Skip to content

Left-handed Chinese Calligraphy

    It is said that writing left-handed was long discouraged in China.

    This was also long true in many other places, including Britain. An unlikely inspiration for left-handed Chinese calligraphers can be found in Kang Sheng (1898 – 1975). He was a feared spy, intelligence chief, and politician for the Chinese Communist Party. But he was also a widely-recognised artist.

    Chinese students have been taught for thousands of years to only write with their right hand, but Kang could wield the calligrapher’s brush with either hand – a talent possessed by only one or two major artists in a century. Using his unique skill as a political metaphor, Kang cut the motto Zuo bi you hao (“Left is better than right”) onto a seal he reserved for examples of his left-handed brushwork.

    The Claws of the Dragon (1992), John Byron and Robert Pack, p. 362

    But how is left-handed Chinese calligraphy carried out? Let’s find out.

    Is Chinese calligraphy More difficult for left-handed people?

    Most Chinese calligraphy should not be any more difficult for left-handed people than it should be for right-handed people.

    This is because a lot of Chinese calligraphy still follows the ancient Chinese format of being written in vertical rows (from the top of the page to the bottom) from right-to-left.

    Like English, modern Chinese writing is written in horizontal rows from left-to-right. With Chinese writing, this might cause students ink to smudge. But this wouldn’t make a difference to Chinese calligraphy, because it uses a calligraphy brush.

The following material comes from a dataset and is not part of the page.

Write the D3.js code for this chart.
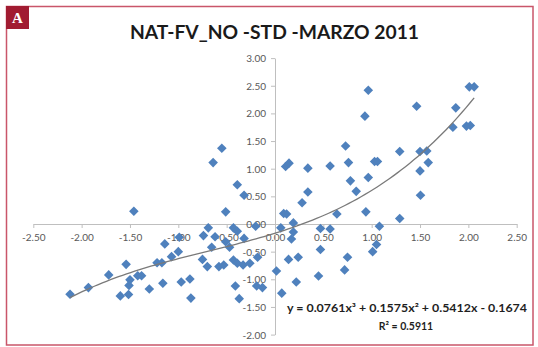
<!DOCTYPE html>
<html>
<head>
<meta charset="utf-8">
<script src="https://cdn.jsdelivr.net/npm/d3@7"></script>
<style>
  body { margin: 0; background: #fff; }
  .tick text { font-family: Lato, "Open Sans", sans-serif; font-size: 10px; fill: #595959; }
  .domain, .tick line { stroke: #bfbfbf; }
</style>
</head>
<body>
<div id="chart"></div>
<script>
var width = 538, height = 347;

// DATA
var xValues = [-1.46, -2.12, -1.93, -1.72, -1.54, -1.50, -1.42, -1.38, -1.51, -1.60,
  -1.515, -1.30, -1.22, -1.17, -1.14, -0.99, -1.00, -1.07, -1.16, -0.97,
  -0.88, -0.87, -0.74, -0.69, -0.62, -0.655, -0.75, -0.70, -0.58, -0.53,
  -0.51, -0.47, -0.43, -0.39, -0.32, -0.43, -0.39, -0.33, -0.26, -0.18,
  -0.41, -0.37, -0.19, -0.13, -0.20, -0.55, -0.64, -0.39, -0.32, -0.51,
  0.015, 0.07, 0.06, 0.09, 0.12, 0.19, 0.19, 0.17, 0.14, 0.24,
  0.47, 0.75, 0.45, 0.72, 0.22, 1.05, 1.01, 0.47, 0.57, 1.08,
  1.29, 0.64, 0.94, 0.28, 0.34, 0.84, 0.78, 0.965, 1.505, 1.50,
  0.11, 0.145, 0.34, 0.57, 0.76, 1.03, 1.06, 1.585, 0.73, 1.29,
  1.50, 1.57, 0.93, 0.965, 1.465, 1.87, 2.01, 2.06, 1.84, 1.98, 2.02];
var yValues = [0.23, -1.27, -1.15, -0.92, -0.73, -1.01, -0.935, -0.935, -1.11, -1.30,
  -1.275, -1.175, -0.70, -0.70, -0.36, -0.24, -0.50, -0.59, -1.07, -1.05,
  -0.995, -1.34, -0.21, -0.07, -0.23, -0.42, -0.64, -0.77, -0.77, -0.74,
  -0.32, -0.42, -0.07, -0.13, -0.26, -0.65, -0.71, -0.74, -0.71, -0.60,
  -1.12, -1.35, -1.12, -1.15, -0.04, 1.37, 1.11, 0.71, 0.52, 0.22,
  -0.85, -1.25, -0.07, 0.19, 0.18, 0.02, -0.145, -0.27, -0.64, -0.60,
  -0.46, -0.60, -0.94, -0.83, -1.05, -0.37, -0.50, -0.08, -0.09, -0.04,
  0.10, 0.18, 0.22, 0.385, 0.58, 0.59, 0.78, 0.84, 0.52, 0.96,
  1.04, 1.10, 1.01, 1.05, 1.11, 1.13, 1.13, 1.11, 1.41, 1.31,
  1.31, 1.32, 1.95, 2.42, 2.13, 2.10, 2.48, 2.48, 1.75, 1.77, 1.78];
var xTickValues = [-2.5, -2, -1.5, -1, -0.5, 0, 0.5, 1, 1.5, 2, 2.5];
var yTickValues = [-2, -1.5, -1, -0.5, 0, 0.5, 1, 1.5, 2, 2.5, 3];
var trendCoef = [0.0761, 0.1575, 0.5412, -0.1674]; // x^3, x^2, x, 1
var titleText = "NAT-FV_NO -STD -MARZO 2011";
var equationText = "y = 0.0761x\u00B3 + 0.1575x\u00B2 + 0.5412x - 0.1674";
var r2Text = "R\u00B2 = 0.5911";

var points = xValues.map(function(d, i) { return { x: d, y: yValues[i] }; });

// SCALES
var x = d3.scaleLinear().domain([-2.5, 2.5]).range([33.3, 516.7]);
var y = d3.scaleLinear().domain([-2, 3]).range([334.6, 58.1]);

var svg = d3.select("#chart").append("svg")
    .attr("width", width)
    .attr("height", height);

// FRAME
svg.append("rect")
    .attr("x", 6.5).attr("y", 6.5)
    .attr("width", 526.5).attr("height", 338.5)
    .attr("fill", "none")
    .attr("stroke", "#c9566a")
    .attr("stroke-width", 1.5);

svg.append("rect")
    .attr("x", 6).attr("y", 6)
    .attr("width", 23).attr("height", 23)
    .attr("fill", "#a11b31");

svg.append("text")
    .attr("x", 17.5).attr("y", 22.5)
    .attr("text-anchor", "middle")
    .style("font-family", "'Liberation Serif', 'DejaVu Serif', serif")
    .style("font-weight", "bold")
    .style("font-size", "15px")
    .attr("fill", "#fff")
    .text("A");

// TITLE
svg.append("text")
    .attr("x", 274.5).attr("y", 38.5)
    .attr("text-anchor", "middle")
    .attr("textLength", 289)
    .attr("lengthAdjust", "spacingAndGlyphs")
    .style("font-family", "Lato, 'Open Sans', sans-serif")
    .style("font-weight", "bold")
    .style("font-size", "18px")
    .attr("fill", "#1a1a1a")
    .text(titleText);

// AXES
var fmt = function(d) { return d.toFixed(2); };

svg.append("g")
    .attr("class", "x axis")
    .attr("transform", "translate(0," + y(0) + ")")
    .call(d3.axisBottom(x).tickValues(xTickValues).tickFormat(fmt)
      .tickSizeInner(4).tickSizeOuter(0).tickPadding(6));

svg.append("g")
    .attr("class", "y axis")
    .attr("transform", "translate(" + x(0) + ",0)")
    .call(d3.axisLeft(y).tickValues(yTickValues).tickFormat(fmt)
      .tickSizeInner(4).tickSizeOuter(0).tickPadding(5));

svg.selectAll(".tick text").attr("dy", "0.35em");
svg.selectAll(".x.axis .tick text").attr("dy", "0.71em");

// POINTS
var diamond = d3.symbol().type(d3.symbolSquare).size(46);
svg.append("g").selectAll("path.pt")
    .data(points)
  .enter().append("path")
    .attr("class", "pt")
    .attr("d", diamond)
    .attr("transform", function(d) { return "translate(" + x(d.x) + "," + y(d.y) + ") rotate(45)"; })
    .attr("fill", "#4f81bd");

// TRENDLINE (polynomial, order 3)
function poly(v) {
  return trendCoef[0] * v * v * v + trendCoef[1] * v * v + trendCoef[2] * v + trendCoef[3];
}
var ext = d3.extent(xValues);
var curve = d3.range(0, 101).map(function(i) {
  var v = ext[0] + (ext[1] - ext[0]) * i / 100;
  return [v, poly(v)];
});
svg.append("path")
    .datum(curve)
    .attr("fill", "none")
    .attr("stroke", "#7a7a7a")
    .attr("stroke-width", 1.3)
    .attr("d", d3.line().x(function(d) { return x(d[0]); }).y(function(d) { return y(d[1]); }));

// EQUATION
svg.append("text")
    .attr("x", 407).attr("y", 312)
    .attr("text-anchor", "middle")
    .attr("textLength", 240)
    .attr("lengthAdjust", "spacingAndGlyphs")
    .style("font-family", "Lato, 'Open Sans', sans-serif")
    .style("font-weight", "bold")
    .style("font-size", "10.5px")
    .attr("fill", "#1f1f1f")
    .text(equationText);

svg.append("text")
    .attr("x", 406).attr("y", 330)
    .attr("text-anchor", "middle")
    .style("font-family", "Lato, 'Open Sans', sans-serif")
    .style("font-weight", "bold")
    .style("font-size", "10.5px")
    .attr("fill", "#1f1f1f")
    .text(r2Text);
</script>
</body>
</html>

    illustration of differences in direction between modern and ancient Chinese writing
    Modern Chinese is written horizontally left to write, like English. Ancient Chinese was (and still is) written in the opposite way.

    Chinese people might tell you to write with your right hand

    If this happens, all you can do is politely tell them you would rather write with your left hand!

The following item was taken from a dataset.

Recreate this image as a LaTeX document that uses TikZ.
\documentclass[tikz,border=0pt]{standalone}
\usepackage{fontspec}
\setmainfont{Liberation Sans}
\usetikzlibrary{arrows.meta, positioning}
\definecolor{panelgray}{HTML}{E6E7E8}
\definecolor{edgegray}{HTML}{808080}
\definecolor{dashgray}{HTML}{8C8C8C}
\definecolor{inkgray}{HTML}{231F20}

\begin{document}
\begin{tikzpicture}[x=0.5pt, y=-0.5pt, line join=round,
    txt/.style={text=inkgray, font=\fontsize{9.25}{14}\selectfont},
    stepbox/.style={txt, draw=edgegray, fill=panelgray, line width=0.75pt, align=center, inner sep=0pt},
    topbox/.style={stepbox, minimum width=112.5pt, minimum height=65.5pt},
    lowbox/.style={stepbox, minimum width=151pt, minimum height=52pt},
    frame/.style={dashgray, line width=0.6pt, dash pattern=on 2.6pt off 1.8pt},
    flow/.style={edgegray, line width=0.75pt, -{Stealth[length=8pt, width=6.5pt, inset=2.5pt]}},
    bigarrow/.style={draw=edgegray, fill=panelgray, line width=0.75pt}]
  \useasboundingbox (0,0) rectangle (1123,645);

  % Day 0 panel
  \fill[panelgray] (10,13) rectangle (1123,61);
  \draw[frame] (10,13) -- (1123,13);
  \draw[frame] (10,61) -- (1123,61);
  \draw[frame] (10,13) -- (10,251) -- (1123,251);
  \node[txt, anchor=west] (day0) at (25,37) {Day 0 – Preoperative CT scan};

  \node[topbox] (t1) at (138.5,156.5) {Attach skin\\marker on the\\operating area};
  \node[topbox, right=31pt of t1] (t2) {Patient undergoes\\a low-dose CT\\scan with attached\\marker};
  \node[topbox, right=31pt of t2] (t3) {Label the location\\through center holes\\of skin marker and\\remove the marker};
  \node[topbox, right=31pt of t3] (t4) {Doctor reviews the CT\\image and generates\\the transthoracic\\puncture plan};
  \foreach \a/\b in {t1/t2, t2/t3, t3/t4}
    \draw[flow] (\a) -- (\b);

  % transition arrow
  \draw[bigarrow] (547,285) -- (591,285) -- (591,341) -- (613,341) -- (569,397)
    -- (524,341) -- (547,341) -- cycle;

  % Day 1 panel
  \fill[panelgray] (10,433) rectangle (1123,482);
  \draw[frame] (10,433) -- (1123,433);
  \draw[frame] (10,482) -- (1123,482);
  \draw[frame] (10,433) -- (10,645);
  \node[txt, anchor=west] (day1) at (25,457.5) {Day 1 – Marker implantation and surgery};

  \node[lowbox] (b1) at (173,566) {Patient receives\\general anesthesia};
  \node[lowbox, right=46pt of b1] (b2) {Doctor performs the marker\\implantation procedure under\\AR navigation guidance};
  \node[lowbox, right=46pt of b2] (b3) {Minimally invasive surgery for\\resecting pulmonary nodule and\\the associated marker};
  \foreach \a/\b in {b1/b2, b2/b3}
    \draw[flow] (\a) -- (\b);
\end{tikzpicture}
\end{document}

    How to hold a Chinese calligraphy brush with your left hand

    left hand holding a Chinese calligraphy brush
    ‘Holding the stirrup’ (the basic way to hold a Chinese calligraphy brush) with left hand

    Holding a Chinese calligraphy brush with your left hand should follow the same principles as doing it right-handed.

    Firstly, correct finger placement on the brush handle is important.

    Touching the strirrup‘ (mō dèng [摸镫]) is the standard way for beginners to do this. It’s named after riders’ feet touching each stirrup when riding a horse – controlling and firm yet also light and flexible.

    To hold the brush in this way, follow the below steps.

    Step 1: Place left thumb on right side of brush handle

    Place the upper phalange (i.e., final section) of your left thumb on the (/your) right side of the brush handle – somewhere between 1/3 – 1/5 of the way up. You thumb should be pointing slightly upwards.

    Step 2: Place top of left index finger on left side of the brush handle

    Your left index finger should be placed above your left thumb on the opposite side of the brush handle. The inside flesh on left index upper phalange (tip) should be in contact with the brush. It should be extended upwards, significantly but not fully.

    Step 3: Hook upper parts of left middle finger around the brush handle

    Your left middle finger hooks or curls around the brush handle help stabilise it. The upper fingernail should point downwards, too.

    Step 4: Place fourth (/ring) finger against the left side of the brush handle

    The finger nail and flesh of your fourth finger (also known as ring finger) should press against the left side of your brush. It stabilises the brush on the opposite side to your middle finger.

    Step 5: Place your little finger behind and against your fourth finger

    Your left little finger (or pinky) should not touch the brush handle. It presses against your nearest finger (the fourth finger) from behind, helping to steady it.


    Left-handed people practicing Chinese calligraphy have long been encouraged to use their right hand. 

    However, there is no reason why they should have to. There are famous left-handed calligraphers. 

    And Classical Chinese, which is traditionally written vertically and left to write, is often used for calligraphy in China. So, there is little chance of the ink being smudged like when writing in modern Chinese.

    Left-handed calligraphers don’t need special brushes or ink, etc. They simply need to learn how to hold the brush properly and then get practicing!